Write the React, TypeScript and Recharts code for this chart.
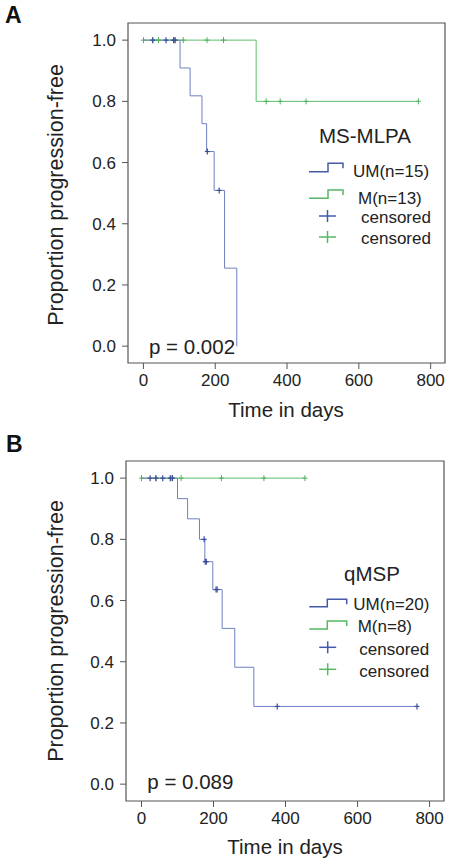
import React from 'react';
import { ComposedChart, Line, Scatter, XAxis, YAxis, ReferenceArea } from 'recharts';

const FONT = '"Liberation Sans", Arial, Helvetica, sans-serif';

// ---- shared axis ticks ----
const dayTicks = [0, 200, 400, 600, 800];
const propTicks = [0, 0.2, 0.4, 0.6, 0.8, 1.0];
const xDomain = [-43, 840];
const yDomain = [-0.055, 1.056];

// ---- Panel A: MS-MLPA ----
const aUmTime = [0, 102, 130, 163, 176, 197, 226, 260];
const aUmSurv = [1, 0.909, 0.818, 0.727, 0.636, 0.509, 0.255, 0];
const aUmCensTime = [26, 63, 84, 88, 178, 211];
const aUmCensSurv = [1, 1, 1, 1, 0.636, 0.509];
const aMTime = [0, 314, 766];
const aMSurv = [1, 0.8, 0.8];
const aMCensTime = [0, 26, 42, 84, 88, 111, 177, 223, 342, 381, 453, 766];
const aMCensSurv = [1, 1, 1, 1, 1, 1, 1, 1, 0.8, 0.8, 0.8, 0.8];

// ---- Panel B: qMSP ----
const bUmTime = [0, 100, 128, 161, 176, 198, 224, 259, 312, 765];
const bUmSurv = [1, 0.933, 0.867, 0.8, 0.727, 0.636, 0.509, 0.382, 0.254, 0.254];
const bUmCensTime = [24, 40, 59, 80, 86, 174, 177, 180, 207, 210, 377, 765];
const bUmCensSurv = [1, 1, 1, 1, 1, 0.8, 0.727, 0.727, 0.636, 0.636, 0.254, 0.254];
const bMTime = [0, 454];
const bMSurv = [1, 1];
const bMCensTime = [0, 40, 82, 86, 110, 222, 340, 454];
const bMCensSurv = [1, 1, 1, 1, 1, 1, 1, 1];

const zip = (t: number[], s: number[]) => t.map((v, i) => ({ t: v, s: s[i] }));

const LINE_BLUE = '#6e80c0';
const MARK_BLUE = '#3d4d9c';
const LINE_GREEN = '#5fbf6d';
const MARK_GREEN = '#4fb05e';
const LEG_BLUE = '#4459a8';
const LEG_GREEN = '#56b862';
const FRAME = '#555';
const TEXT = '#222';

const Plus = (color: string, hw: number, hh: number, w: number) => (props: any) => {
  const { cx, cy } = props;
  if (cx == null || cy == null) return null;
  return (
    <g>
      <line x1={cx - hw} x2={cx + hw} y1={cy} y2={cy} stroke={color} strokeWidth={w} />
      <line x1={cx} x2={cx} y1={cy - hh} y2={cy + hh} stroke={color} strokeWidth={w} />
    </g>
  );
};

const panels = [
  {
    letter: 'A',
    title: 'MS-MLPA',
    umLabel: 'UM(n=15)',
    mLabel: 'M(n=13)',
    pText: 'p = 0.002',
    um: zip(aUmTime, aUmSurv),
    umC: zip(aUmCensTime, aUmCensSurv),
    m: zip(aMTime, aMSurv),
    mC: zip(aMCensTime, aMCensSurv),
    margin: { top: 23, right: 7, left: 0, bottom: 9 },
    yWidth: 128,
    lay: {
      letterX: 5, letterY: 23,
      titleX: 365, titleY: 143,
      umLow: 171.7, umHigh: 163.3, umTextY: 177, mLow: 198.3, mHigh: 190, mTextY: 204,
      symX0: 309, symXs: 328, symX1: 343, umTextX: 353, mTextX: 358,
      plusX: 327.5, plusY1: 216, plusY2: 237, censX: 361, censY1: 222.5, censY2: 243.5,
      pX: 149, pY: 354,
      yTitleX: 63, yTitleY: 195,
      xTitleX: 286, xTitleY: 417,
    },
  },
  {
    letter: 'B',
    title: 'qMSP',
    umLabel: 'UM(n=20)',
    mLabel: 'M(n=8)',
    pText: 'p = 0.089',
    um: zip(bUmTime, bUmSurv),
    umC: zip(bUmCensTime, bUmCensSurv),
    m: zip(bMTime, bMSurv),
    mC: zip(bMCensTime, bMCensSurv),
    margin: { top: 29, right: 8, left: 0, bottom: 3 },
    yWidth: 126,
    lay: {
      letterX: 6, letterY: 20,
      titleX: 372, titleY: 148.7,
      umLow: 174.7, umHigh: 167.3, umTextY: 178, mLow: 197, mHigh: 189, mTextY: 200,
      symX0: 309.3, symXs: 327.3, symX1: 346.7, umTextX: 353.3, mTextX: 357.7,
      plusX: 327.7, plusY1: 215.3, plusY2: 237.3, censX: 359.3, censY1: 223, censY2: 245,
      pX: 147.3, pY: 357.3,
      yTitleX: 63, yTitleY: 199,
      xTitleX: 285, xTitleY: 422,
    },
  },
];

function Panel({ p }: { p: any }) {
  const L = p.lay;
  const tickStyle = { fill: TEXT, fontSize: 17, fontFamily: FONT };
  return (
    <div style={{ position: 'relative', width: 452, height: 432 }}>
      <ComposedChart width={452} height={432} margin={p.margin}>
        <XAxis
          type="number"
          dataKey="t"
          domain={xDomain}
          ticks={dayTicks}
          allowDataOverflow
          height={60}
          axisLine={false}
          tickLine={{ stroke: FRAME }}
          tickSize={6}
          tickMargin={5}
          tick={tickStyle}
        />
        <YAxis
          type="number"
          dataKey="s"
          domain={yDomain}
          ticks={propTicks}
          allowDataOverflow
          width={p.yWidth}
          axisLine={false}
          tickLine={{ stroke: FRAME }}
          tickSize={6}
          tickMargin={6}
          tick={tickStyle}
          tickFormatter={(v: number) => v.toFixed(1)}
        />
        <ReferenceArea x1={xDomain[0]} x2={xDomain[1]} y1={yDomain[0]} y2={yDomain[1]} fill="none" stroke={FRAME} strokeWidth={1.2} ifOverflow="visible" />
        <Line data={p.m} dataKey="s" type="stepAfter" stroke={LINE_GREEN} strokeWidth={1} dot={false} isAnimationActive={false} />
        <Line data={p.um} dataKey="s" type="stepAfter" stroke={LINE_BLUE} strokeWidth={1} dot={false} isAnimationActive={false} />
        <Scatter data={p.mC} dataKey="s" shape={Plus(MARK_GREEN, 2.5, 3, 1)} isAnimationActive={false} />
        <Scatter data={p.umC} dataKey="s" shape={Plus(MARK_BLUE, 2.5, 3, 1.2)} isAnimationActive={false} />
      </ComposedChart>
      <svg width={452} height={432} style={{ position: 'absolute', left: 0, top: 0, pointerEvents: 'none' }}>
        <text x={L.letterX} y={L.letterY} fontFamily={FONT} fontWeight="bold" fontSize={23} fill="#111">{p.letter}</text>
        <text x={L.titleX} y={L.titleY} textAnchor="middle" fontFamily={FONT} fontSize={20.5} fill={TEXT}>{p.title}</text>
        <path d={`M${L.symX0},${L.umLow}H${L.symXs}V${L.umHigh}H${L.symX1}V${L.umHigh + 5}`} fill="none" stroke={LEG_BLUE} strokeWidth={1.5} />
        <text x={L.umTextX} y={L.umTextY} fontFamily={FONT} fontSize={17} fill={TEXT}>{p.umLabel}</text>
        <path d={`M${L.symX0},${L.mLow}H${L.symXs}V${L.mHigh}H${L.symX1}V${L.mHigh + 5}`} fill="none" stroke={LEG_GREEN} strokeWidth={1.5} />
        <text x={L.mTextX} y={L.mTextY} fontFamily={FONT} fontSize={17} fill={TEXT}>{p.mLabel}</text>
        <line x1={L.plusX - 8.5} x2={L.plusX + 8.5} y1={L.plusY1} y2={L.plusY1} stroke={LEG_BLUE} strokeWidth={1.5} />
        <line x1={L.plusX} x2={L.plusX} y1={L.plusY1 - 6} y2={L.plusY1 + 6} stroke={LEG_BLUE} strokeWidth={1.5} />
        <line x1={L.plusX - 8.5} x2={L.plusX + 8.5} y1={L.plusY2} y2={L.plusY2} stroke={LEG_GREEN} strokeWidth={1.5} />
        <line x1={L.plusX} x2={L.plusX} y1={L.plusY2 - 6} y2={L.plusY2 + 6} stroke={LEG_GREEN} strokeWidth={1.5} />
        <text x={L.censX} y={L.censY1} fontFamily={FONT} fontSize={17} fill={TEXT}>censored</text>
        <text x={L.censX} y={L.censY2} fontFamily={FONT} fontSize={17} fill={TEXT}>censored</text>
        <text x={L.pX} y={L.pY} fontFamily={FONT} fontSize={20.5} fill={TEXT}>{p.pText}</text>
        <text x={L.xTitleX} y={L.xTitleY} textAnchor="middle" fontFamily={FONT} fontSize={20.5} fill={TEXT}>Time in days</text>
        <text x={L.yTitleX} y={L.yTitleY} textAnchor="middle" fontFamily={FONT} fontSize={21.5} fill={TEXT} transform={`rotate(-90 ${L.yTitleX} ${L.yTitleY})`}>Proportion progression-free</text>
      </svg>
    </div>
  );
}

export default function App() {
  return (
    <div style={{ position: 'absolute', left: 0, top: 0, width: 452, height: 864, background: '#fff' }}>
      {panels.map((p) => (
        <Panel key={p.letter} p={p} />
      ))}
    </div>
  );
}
====================
Short problem>
Leave the pictures out and please restate exactly the lines running from the start of the material through the one with "0.8, 0.8, 0.8];".

Complete output>
Write the React, TypeScript and Recharts code for this chart.
import React from 'react';
import { ComposedChart, Line, Scatter, XAxis, YAxis, ReferenceArea } from 'recharts';

const FONT = '"Liberation Sans", Arial, Helvetica, sans-serif';

// ---- shared axis ticks ----
const dayTicks = [0, 200, 400, 600, 800];
const propTicks = [0, 0.2, 0.4, 0.6, 0.8, 1.0];
const xDomain = [-43, 840];
const yDomain = [-0.055, 1.056];

// ---- Panel A: MS-MLPA ----
const aUmTime = [0, 102, 130, 163, 176, 197, 226, 260];
const aUmSurv = [1, 0.909, 0.818, 0.727, 0.636, 0.509, 0.255, 0];
const aUmCensTime = [26, 63, 84, 88, 178, 211];
const aUmCensSurv = [1, 1, 1, 1, 0.636, 0.509];
const aMTime = [0, 314, 766];
const aMSurv = [1, 0.8, 0.8];
const aMCensTime = [0, 26, 42, 84, 88, 111, 177, 223, 342, 381, 453, 766];
const aMCensSurv = [1, 1, 1, 1, 1, 1, 1, 1, 0.8, 0.8, 0.8, 0.8];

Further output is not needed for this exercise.